Step 3: Trace References from Marked Objects

Next, it follows the references from Obj1 and marks Obj2 and Obj4 as reachable.

 Root
   |
   v
 +-----+     +-----+     +-----+
 |*Obj1*|--> |*Obj2*|--> | Obj3 |
 +-----+     +-----+     +-----+
      |        |
      v        v
    +-----+  +-----+
    |*Obj4*|  | Obj5 |
    +-----+  +-----+

Step 4: Continue Tracing

It continues to trace from the newly marked objects. Obj2 references Obj3, so Obj3 is marked.
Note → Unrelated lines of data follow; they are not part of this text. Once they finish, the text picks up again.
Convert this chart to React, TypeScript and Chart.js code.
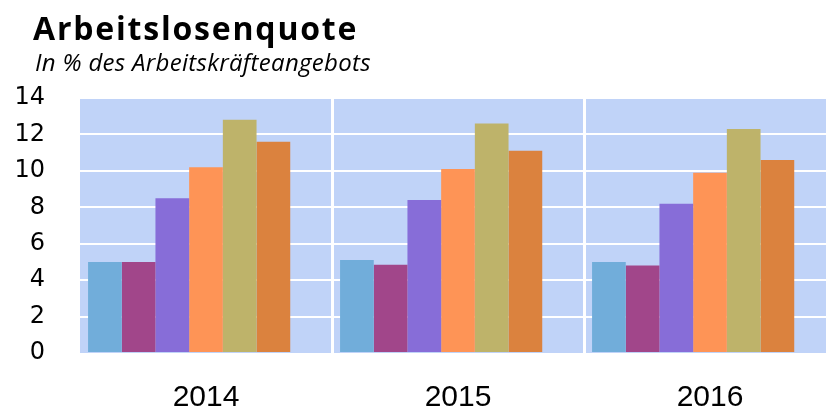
import React, { useEffect, useRef } from 'react';
import { Chart, registerables } from 'chart.js';

Chart.register(...registerables);

const categories = ['2014', '2015', '2016'];
const seriesLabels = ['Reihe 1', 'Reihe 2', 'Reihe 3', 'Reihe 4', 'Reihe 5', 'Reihe 6', 'Reihe 7'];
const series1 = [5.0, 5.1, 5.0];
const series2 = [5.0, 4.85, 4.8];
const series3 = [8.5, 8.4, 8.2];
const series4 = [10.2, 10.1, 9.9];
const series5 = [12.8, 12.6, 12.3];
const series6 = [11.6, 11.1, 10.6];
const series7 = [null, null, null];
const seriesColors = ['#71ADDA', '#A1468A', '#876DD8', '#FE9456', '#BEB36A', '#DB823E', '#999999'];
const yMin = 0;
const yMax = 14;
const yStep = 2;

const plotBg = {
  id: 'plotBg',
  beforeDraw(chart: any) {
    const { ctx, chartArea } = chart;
    if (!chartArea) return;
    ctx.save();
    ctx.fillStyle = '#C0D3F8';
    ctx.fillRect(chartArea.left, chartArea.top, chartArea.right - chartArea.left, chartArea.bottom - chartArea.top);
    ctx.restore();
  },
};

export default function App() {
  const canvasRef = useRef<HTMLCanvasElement | null>(null);

  useEffect(() => {
    const canvas = canvasRef.current;
    if (!canvas) return;
    const all = [series1, series2, series3, series4, series5, series6, series7];
    const chart = new Chart(canvas, {
      type: 'bar',
      data: {
        labels: categories,
        datasets: all.map((d, i) => ({
          label: seriesLabels[i],
          data: d as any,
          backgroundColor: seriesColors[i],
          borderWidth: 0,
          categoryPercentage: 0.936,
          barPercentage: 1,
        })),
      },
      options: {
        animation: false,
        responsive: false,
        devicePixelRatio: 1,
        layout: { padding: { top: 98, left: 0, right: 0, bottom: 0 } },
        plugins: {
          legend: { display: false },
          tooltip: { enabled: false },
          title: { display: false },
        },
        scales: {
          x: {
            offset: true,
            grid: {
              offset: true,
              drawTicks: false,
              lineWidth: 3,
              color: (c: any) => (c.index === 0 ? 'rgba(0,0,0,0)' : '#FFFFFF'),
            },
            border: { display: false },
            ticks: {
              font: { family: 'Liberation Sans', size: 30 },
              color: '#000000',
              padding: 27,
              maxRotation: 0,
            },
            afterFit(s: any) {
              s.height = 57;
            },
          },
          y: {
            min: yMin,
            max: yMax,
            grid: {
              drawTicks: false,
              lineWidth: 2,
              color: (c: any) => (c.tick && c.tick.value === 0 ? 'rgba(0,0,0,0)' : '#FFFFFF'),
            },
            border: { display: false },
            ticks: {
              stepSize: yStep,
              font: { family: 'DejaVu Sans', size: 24 },
              color: '#000000',
              padding: 35,
            },
            afterFit(s: any) {
              s.width = 80;
            },
          },
        },
      },
      plugins: [plotBg],
    });
    return () => chart.destroy();
  }, []);

  return (
    <div style={{ position: 'fixed', left: 0, top: 0, width: 826, height: 410, overflow: 'hidden', background: '#fff' }}>
      <canvas ref={canvasRef} width={836} height={410} style={{ position: 'absolute', left: 0, top: 0, width: 836, height: 410 }} />
      <div
        style={{
          position: 'absolute',
          left: 33,
          top: 12,
          fontFamily: "'Open Sans', sans-serif",
          fontWeight: 700,
          fontSize: 32,
          letterSpacing: 1.8,
          lineHeight: 1,
          color: '#000',
          whiteSpace: 'nowrap',
        }}
      >
        Arbeitslosenquote
      </div>
      <div
        style={{
          position: 'absolute',
          left: 35,
          top: 50,
          fontFamily: "'Open Sans', sans-serif",
          fontStyle: 'italic',
          fontSize: 24,
          letterSpacing: 0.3,
          lineHeight: 1,
          color: '#000',
          whiteSpace: 'nowrap',
        }}
      >
        In % des Arbeitskräfteangebots
      </div>
    </div>
  );
}
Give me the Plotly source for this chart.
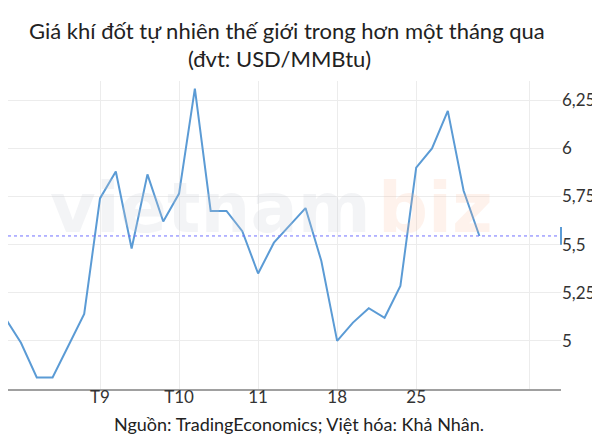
import plotly.graph_objects as go

# Data (trading days, index 0 = first full point)
idx = list(range(-1, 30))
values = [5.12, 4.99, 4.81, 4.81, 4.975, 5.14,
          5.74, 5.88, 5.48, 5.865, 5.62,
          5.765, 6.31, 5.675, 5.675, 5.57,
          5.35, 5.51, 5.60, 5.69, 5.415,
          5.00, 5.095, 5.17, 5.12, 5.285,
          5.90, 6.00, 6.195, 5.78, 5.545]
last_value = 5.545

x_tickvals = [5, 10, 15, 20, 25, 32.15]
x_ticktext = ["T9", "T10", "11", "18", "25", ""]
y_tickvals = [5, 5.25, 5.5, 5.75, 6, 6.25]
y_ticktext = ["5", "5,25", "5,5", "5,75", "6", "6,25"]

title_line1 = "Giá khí đốt tự nhiên thế giới trong hơn một tháng qua"
title_line2 = "(đvt: USD/MMBtu)"
source_text = "Nguồn: TradingEconomics; Việt hóa: Khả Nhân."

FONT = "Lato"
LINE_COLOR = "#5b9bd5"

fig = go.Figure()
fig.add_trace(go.Scatter(x=idx, y=values, mode="lines",
                         line=dict(color=LINE_COLOR, width=2),
                         hoverinfo="skip", showlegend=False))

fig.update_layout(
    width=600, height=438,
    margin=dict(l=0, r=47, t=73, b=57),
    paper_bgcolor="white", plot_bgcolor="white",
    font=dict(family=FONT, size=16, color="#333333"),
    xaxis=dict(range=[-0.82, 34.16], tickvals=x_tickvals, ticktext=x_ticktext,
               showgrid=True, gridcolor="#ececec", gridwidth=1,
               showline=True, linecolor="#a0a0a0", linewidth=2,
               ticks="", zeroline=False, fixedrange=True,
               ticklabelstandoff=-8,
               tickfont=dict(family=FONT, size=17, color="#333333")),
    yaxis=dict(range=[4.75, 6.35], side="right", tickvals=y_tickvals, ticktext=y_ticktext,
               showgrid=True, gridcolor="#ececec", gridwidth=1,
               showline=False, ticks="", zeroline=False, fixedrange=True,
               automargin=False,
               tickfont=dict(family=FONT, size=17, color="#333333")),
)

# watermark
fig.add_annotation(xref="paper", yref="paper", x=40/553, y=(381-200)/308, xanchor="left", yanchor="middle",
                   text="<b>vietnam</b>", showarrow=False,
                   font=dict(family="DejaVu Sans", size=70, color="rgba(200,205,215,0.22)"))
fig.add_annotation(xref="paper", yref="paper", x=368/553, y=(381-200)/308, xanchor="left", yanchor="middle",
                   text="<b>biz</b>", showarrow=False,
                   font=dict(family="DejaVu Sans", size=70, color="rgba(250,185,150,0.18)"))

# dotted last-value line
fig.add_shape(type="line", xref="paper", yref="y", x0=0, x1=1,
              y0=last_value, y1=last_value,
              line=dict(color="#7070ff", width=1, dash="dot"))
# last-value marker on right edge
fig.add_shape(type="line", xref="paper", yref="y", x0=1, x1=1,
              y0=last_value - 0.046, y1=last_value + 0.046,
              line=dict(color=LINE_COLOR, width=2))

# titles
fig.add_annotation(xref="paper", yref="paper", x=279/553, y=(381-23)/308,
                   xanchor="center", yanchor="middle", text=title_line1, showarrow=False,
                   font=dict(family=FONT, size=22, color="#222222"))
fig.add_annotation(xref="paper", yref="paper", x=271/553, y=(381-50)/308,
                   xanchor="center", yanchor="middle", text=title_line2, showarrow=False,
                   font=dict(family=FONT, size=22, color="#222222"))
# source
fig.add_annotation(xref="paper", yref="paper", x=291/553, y=(381-416)/308,
                   xanchor="center", yanchor="middle", text=source_text, showarrow=False,
                   font=dict(family=FONT, size=18, color="#222222"))

fig.write_html("out.html")
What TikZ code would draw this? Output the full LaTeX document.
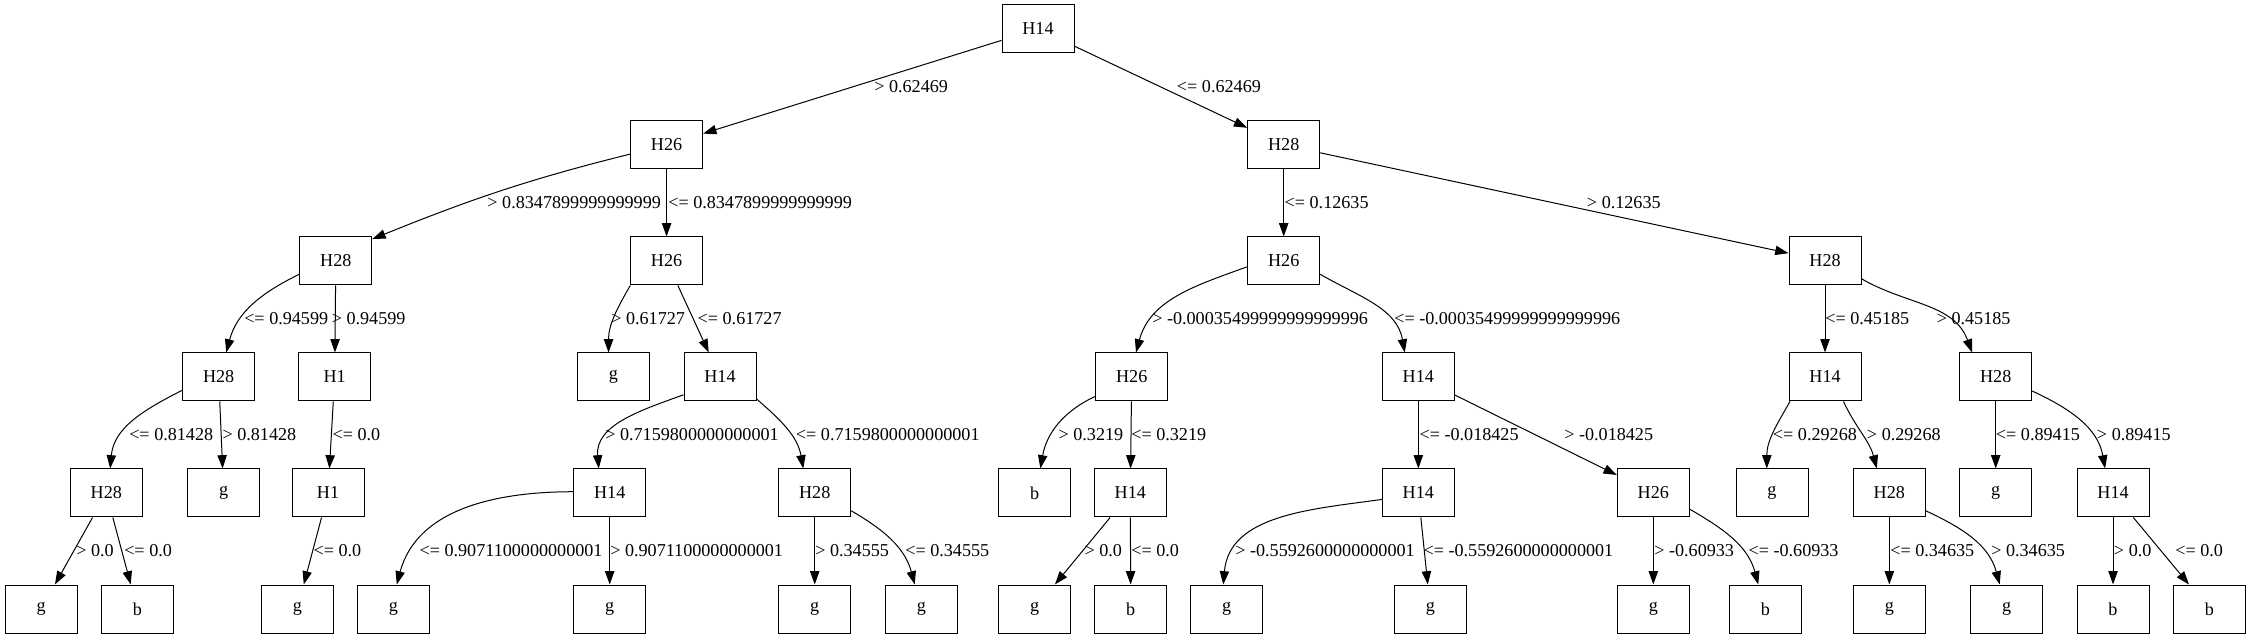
\documentclass[tikz,border=0pt]{standalone}
\usepackage{fontspec}
\setmainfont{Liberation Serif}
\usetikzlibrary{arrows.meta}
\tikzset{
    box/.style={draw, line width=0.75pt, minimum width=54pt, minimum height=36pt, inner sep=0pt, font=\fontsize{13.6}{16}\selectfont},
    edge/.style={line width=0.75pt, -{Triangle[length=10pt,width=7pt]}},
    lbl/.style={anchor=west, inner sep=0pt, font=\fontsize{13.6}{16}\selectfont}
}
\begin{document}
\begin{tikzpicture}[x=0.75pt,y=0.75pt]
        \useasboundingbox (0,0) rectangle (2251,639);

            % Place the tree nodes, one level at a time
            \node[box] (n0) at (1038,610) {H14};
            \foreach \n/\x/\t in {n1a/666.6/H26, n1b/1283.7/H28} {
                \node[box] (\n) at (\x,494) {\t};
            }
            \foreach \n/\x/\t in {n2a/335.8/H28, n2b/666.6/H26, n2c/1283.7/H26, n2d/1825/H28} {
                \node[box] (\n) at (\x,378) {\t};
            }
            \foreach \n/\x/\t in {n3a/218.7/H28, n3b/334.7/H1, n3c/613.3/g, n3d/720/H14,
                n3e/1131.7/H26, n3f/1418.3/H14, n3g/1825/H14, n3h/1995.7/H28} {
                \node[box] (\n) at (\x,262) {\t};
            }
            \foreach \n/\x/\t in {n4a/106.3/H28, n4b/223.7/g, n4c/328/H1, n4d/609.7/H14,
                n4e/814.7/H28, n4f/1034.7/b, n4g/1130.3/H14, n4h/1418.3/H14, n4i/1653.3/H26,
                n4j/1772/g, n4k/1889.3/H28, n4l/1995.7/g, n4m/2113/H14} {
                \node[box] (\n) at (\x,146) {\t};
            }
            \foreach \n/\x/\t in {n5a/41.2/g, n5b/137.3/b, n5c/297.3/g, n5d/393.3/g,
                n5e/609.7/g, n5f/814.7/g, n5g/921.3/g, n5h/1034.7/g, n5i/1130.7/b,
                n5j/1226.7/g, n5k/1430.3/g, n5l/1653.3/g, n5m/1765.3/b, n5n/1889.3/g,
                n5o/2006.7/g, n5p/2113/b, n5q/2209.3/b} {
                \node[box] (\n) at (\x,30) {\t};
            }

            % Edges
            \draw[edge] (n0) -- (n1a);
            \draw[edge] (n0) -- (n1b);

            \draw[edge] (n1a.194) to[out=194,in=22] (n2a.31);
            \draw[edge] (n1a) -- (n2b);
            \draw[edge] (n1b) -- (n2c);
            \draw[edge] (n1b) -- (n2d);

            \draw[edge] (n2a.200) to[out=206,in=75] (n3a.73);
            \draw[edge] (n2a) -- (n3b);
            \draw[edge] (n2b.214) to[out=240,in=90] (n3c.101);
            \draw[edge] (n2b) -- (n3d);
            \draw[edge] (n2c.189) to[out=200,in=75] (n3e.80);
            \draw[edge] (n2c.340) to[out=330,in=100] (n3f.119);
            \draw[edge] (n2d) -- (n3g);
            \draw[edge] (n2d.334) to[out=330,in=110] (n3h.134);

            \draw[edge] (n3a.200) to[out=207,in=85] (n4a.81);
            \draw[edge] (n3a) -- (n4b);
            \draw[edge] (n3b) -- (n4c);
            \draw[edge] (n3d.206) to[out=200,in=95] (n4d.114);
            \draw[edge] (n3d.329) to[out=319,in=100] (n4e.115);
            \draw[edge] (n3e.208) to[out=205,in=80] (n4f.77);
            \draw[edge] (n3e) -- (n4g);
            \draw[edge] (n3f) -- (n4h);
            \draw[edge] (n3f) -- (n4i);
            \draw[edge] (n3g.215) to[out=240,in=90] (n4j.102);
            \draw[edge] (n3g.307) to[out=295,in=105] (n4k.117);
            \draw[edge] (n3h) -- (n4l);
            \draw[edge] (n3h.339) to[out=335,in=100] (n4m.108);

            \draw[edge] (n4a) -- (n5a);
            \draw[edge] (n4a) -- (n5b);
            \draw[edge] (n4c) -- (n5c);
            \draw[edge] (n4d.178) to[out=180,in=75] (n5d.82);
            \draw[edge] (n4d) -- (n5e);
            \draw[edge] (n4e) -- (n5f);
            \draw[edge] (n4e.334) to[out=330,in=105] (n5g.105);
            \draw[edge] (n4g) -- (n5h);
            \draw[edge] (n4g) -- (n5i);
            \draw[edge] (n4h.190) to[out=188,in=85] (n5j.98);
            \draw[edge] (n4h) -- (n5k);
            \draw[edge] (n4i) -- (n5l);
            \draw[edge] (n4i.336) to[out=330,in=105] (n5m.106);
            \draw[edge] (n4k) -- (n5n);
            \draw[edge] (n4k.334) to[out=335,in=105] (n5o.106);
            \draw[edge] (n4m) -- (n5p);
            \draw[edge] (n4m) -- (n5q);

            % Split labels
            \foreach \n/\x/\y/\t in {
                l0a/874/552/{> 0.62469},
                l0b/1176.7/552/{<= 0.62469},
                l1a/487.2/436/{> 0.8347899999999999},
                l1b/668/436/{<= 0.8347899999999999},
                l1c/1284.4/436/{<= 0.12635},
                l1d/1586.7/436/{> 0.12635},
                l2a/244/320/{<= 0.94599},
                l2b/331.5/320/{> 0.94599},
                l2c/611/320/{> 0.61727},
                l2d/697.4/320/{<= 0.61727},
                l2e/1152/320/{> -0.00035499999999999996},
                l2f/1394/320/{<= -0.00035499999999999996},
                l2g/1825/320/{<= 0.45185},
                l2h/1936.5/320/{> 0.45185},
                l3a/129/204/{<= 0.81428},
                l3b/222.3/204/{> 0.81428},
                l3c/332.3/204/{<= 0.0},
                l3d/605/204/{> 0.7159800000000001},
                l3e/795.7/204/{<= 0.7159800000000001},
                l3f/1058.3/204/{> 0.3219},
                l3g/1131/204/{<= 0.3219},
                l3h/1419.3/204/{<= -0.018425},
                l3i/1564/204/{> -0.018425},
                l3j/1772.7/204/{<= 0.29268},
                l3k/1866.7/204/{> 0.29268},
                l3l/1995.7/204/{<= 0.89415},
                l3m/2096.7/204/{> 0.89415},
                l4a/76/88/{> 0.0},
                l4b/124/88/{<= 0.0},
                l4c/313.3/88/{<= 0.0},
                l4d/419.3/88/{<= 0.9071100000000001},
                l4e/610/88/{> 0.9071100000000001},
                l4f/815/88/{> 0.34555},
                l4g/905/88/{<= 0.34555},
                l4h/1084.3/88/{> 0.0},
                l4i/1131/88/{<= 0.0},
                l4j/1235/88/{> -0.5592600000000001},
                l4k/1423.3/88/{<= -0.5592600000000001},
                l4l/1654/88/{> -0.60933},
                l4m/1748.3/88/{<= -0.60933},
                l4n/1890/88/{<= 0.34635},
                l4o/1991/88/{> 0.34635},
                l4p/2113.7/88/{> 0.0},
                l4q/2175/88/{<= 0.0}
            } {
                \node[lbl] (\n) at (\x,\y) {\t};
            }
\end{tikzpicture}
\end{document}
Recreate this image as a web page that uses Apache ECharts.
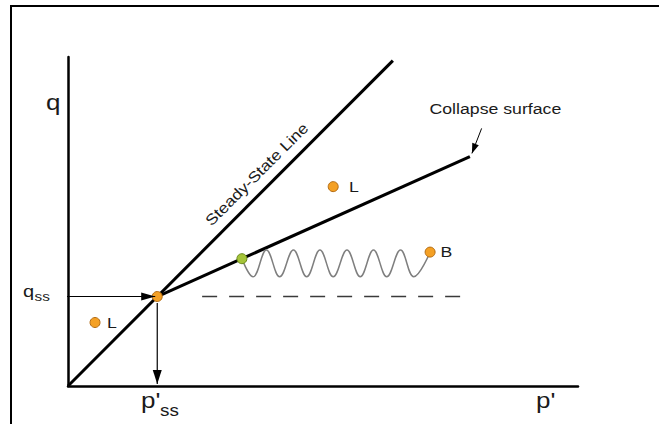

Obj2 also references Obj5, so Obj5 is marked.

 Root
   |
   v
 +-----+     +-----+     +-----+
 |*Obj1*|--> |*Obj2*|--> |*Obj3*|
 +-----+     +-----+     +-----+
      |        |
      v        v
    +-----+  +-----+
    |*Obj4*|  |*Obj5*|
    +-----+  +-----+

Step 5: All Reachable Objects are Marked

After tracing all paths from the root, all reachable objects are marked.

Step 6: Collect Unmarked Objects

Any objects not marked are considered unreachable and can be collected (deleted).

In this case, all objects are reachable, so nothing is collected. However, if there was an Obj6 not connected to any marked object, it would be collected.

 Unreachable:
 +-----+
 | Obj6 |
 +-----+

Unreachable objects:

  • Objects like Obj6 that are not connected to the root or any reachable object.

Visual Summary

  1. Start from the root and mark it.
  2. Follow references from marked objects and mark those.
  3. Continue tracing until all reachable objects are marked.
  4. Collect unmarked objects as they are no longer in use.

This process ensures that any object not accessible from the root is considered garbage and can be safely removed, freeing up memory.